Bitcoin’s price opened Q2 at $58,800, falling to its current price of $33,200. According to data from analytics website Skew, Bitcoin’s return for Q2 2021 sits at a lowly -40%, falling from 102% for the previous quarter.
Bitcoin’s previous two Q2 returns (for 2020 and 2019) were 42% and 157% respectively.
Since 2014—when Bitcoin registered a Q2 return of 33.95%—it has never registered a Q2 return lower than -6%. In fact, Q2 has traditionally been a positive quarter for Bitcoin, with the cryptocurrency registering a positive return on six out of eight occasions since 2014.
Bitcoin’s Q2 struggles
There are several reasons behind Bitcoin’s record-setting drop during the last three months.
The flagship cryptocurrency’s long-standing issues with the environment came into sharp focus when Elon Musk, CEO of Tesla and former advocate for Bitcoin, announced that the EV manufacturer would stop taking Bitcoin payments due to its environmental impact.
“We are concerned about rapidly increasing use of fossil fuels for Bitcoin mining and transactions, especially coal, which has the worst emissions of any fuel,” the Tesla CEO tweeted on May 12.
Tesla & Bitcoin pic.twitter.com/YSswJmVZhP
— Elon Musk (@elonmusk) May 12, 2021
“Cryptocurrency is a good idea on many levels and we believe it has a promising future, but this cannot come at great cost to the environment,” he added.
Amidst the fallout from that tweet, Bitcoin fell from $56,000 to $43,000 in just one week, a percentage decline of 23%.
Since Musk’s tweet, Bitcoin has struggled to regain momentum in the face of its negative impact on the environment.
Indeed, the situation has grown worse for the flagship cryptocurrency. China—which has long controlled two-thirds of the Bitcoin mining industry—has cracked down on Bitcoin mining across provinces including Sichuan and Yunnan.
The Chinese government’s stance on Bitcoin mining is not surprising, given the country’s commitment to carbon neutrality in the coming years.
However, China’s most prominent payment institutions dealt an additional blow to the cryptocurrency when they collectively backed the government’s ban on crypto transactions, which has been in place since 2017.
It hasn’t all been bad news for Bitcoin in Q2, but the cryptocurrency’s high points in recent months haven’t moved the needle on its price by much.

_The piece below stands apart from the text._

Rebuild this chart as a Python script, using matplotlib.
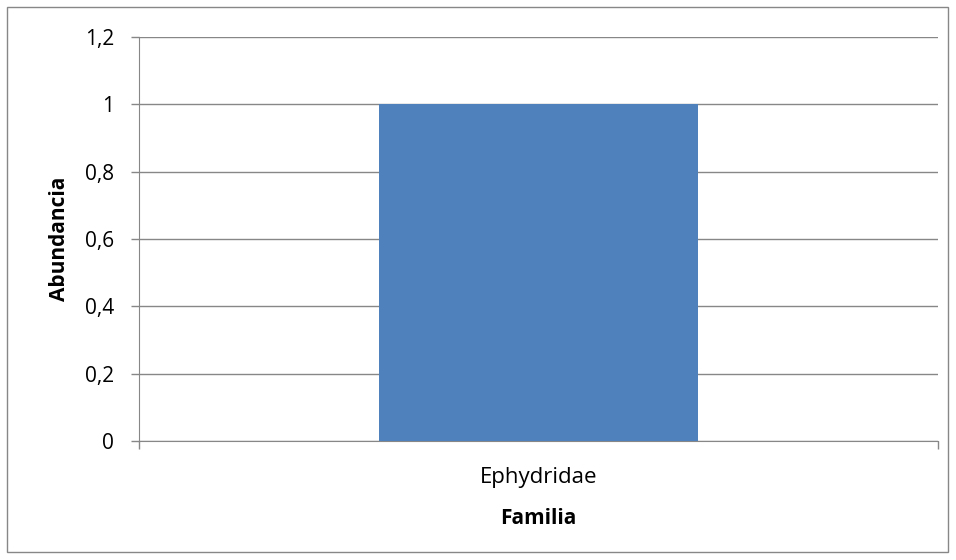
import matplotlib.pyplot as plt
from matplotlib.patches import Rectangle
from matplotlib.ticker import FuncFormatter

familias = ['Ephydridae']
abundancia = [1]
yticks = [0, 0.2, 0.4, 0.6, 0.8, 1, 1.2]

plt.rcParams['font.family'] = ['Open Sans', 'DejaVu Sans']

fig = plt.figure(figsize=(9.56, 5.6), dpi=100)
ax = fig.add_axes([139 / 956, 119 / 560, 799 / 956, 404 / 560])

ax.bar(range(len(familias)), abundancia, width=0.4, color='#4f81bd', zorder=3)

ax.set_xlim(-0.5, len(familias) - 0.5)
ax.set_ylim(0, 1.2)
ax.set_yticks(yticks)
ax.yaxis.set_major_formatter(FuncFormatter(lambda v, p: ('%g' % v).replace('.', ',')))
ax.grid(axis='y', color='#878787', linewidth=1, zorder=0)

# category boundary ticks on the x axis, labels centred
ax.set_xticks([-0.5, 0.5], minor=False)
ax.set_xticklabels([])
ax.set_xticks(range(len(familias)), minor=True)
ax.set_xticklabels(familias, minor=True)
ax.tick_params(axis='x', which='major', length=5.8, color='#878787', width=1)
ax.tick_params(axis='x', which='minor', length=0, pad=19, labelsize=16)
ax.tick_params(axis='y', length=5.8, color='#878787', width=1, pad=12, labelsize=15)

for s in ['top', 'right']:
    ax.spines[s].set_visible(False)
for s in ['left', 'bottom']:
    ax.spines[s].set_color('#878787')

ax.set_xlabel('Familia', fontsize=15, fontweight='bold')
ax.set_ylabel('Abundancia', fontsize=15, fontweight='bold')
ax.xaxis.set_label_coords(0.5, -0.165)
ax.yaxis.set_label_coords(-0.086, 0.5)

fig.patches.append(Rectangle((7 / 956, 8 / 560), 941 / 956, 545 / 560,
                             transform=fig.transFigure, fill=False,
                             edgecolor='#878787', linewidth=1))

fig.savefig('out.png', dpi=100)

Early in the quarter, Coinbase—one of the world’s most well-known crypto exchanges—went public on the Nasdaq. Yet, despite many crypto onlookers describing this as a “watershed” moment for the industry, Bitcoin’s price went in the wrong direction yet again.
On April 14, the day Coinbase went public, Bitcoin was priced at $63,000. By the end of the month, it had fallen to $53,000.
Even after Bitcoin’s Miami conference, when El Salvador announced it would adopt the cryptocurrency as legal tender, Bitcoin still didn’t see a positive bump in price. On June 5, the day of President Bukele’s announcement, Bitcoin was valued at $36,000.
Almost a month later, and Bitcoin has fallen by $3,000.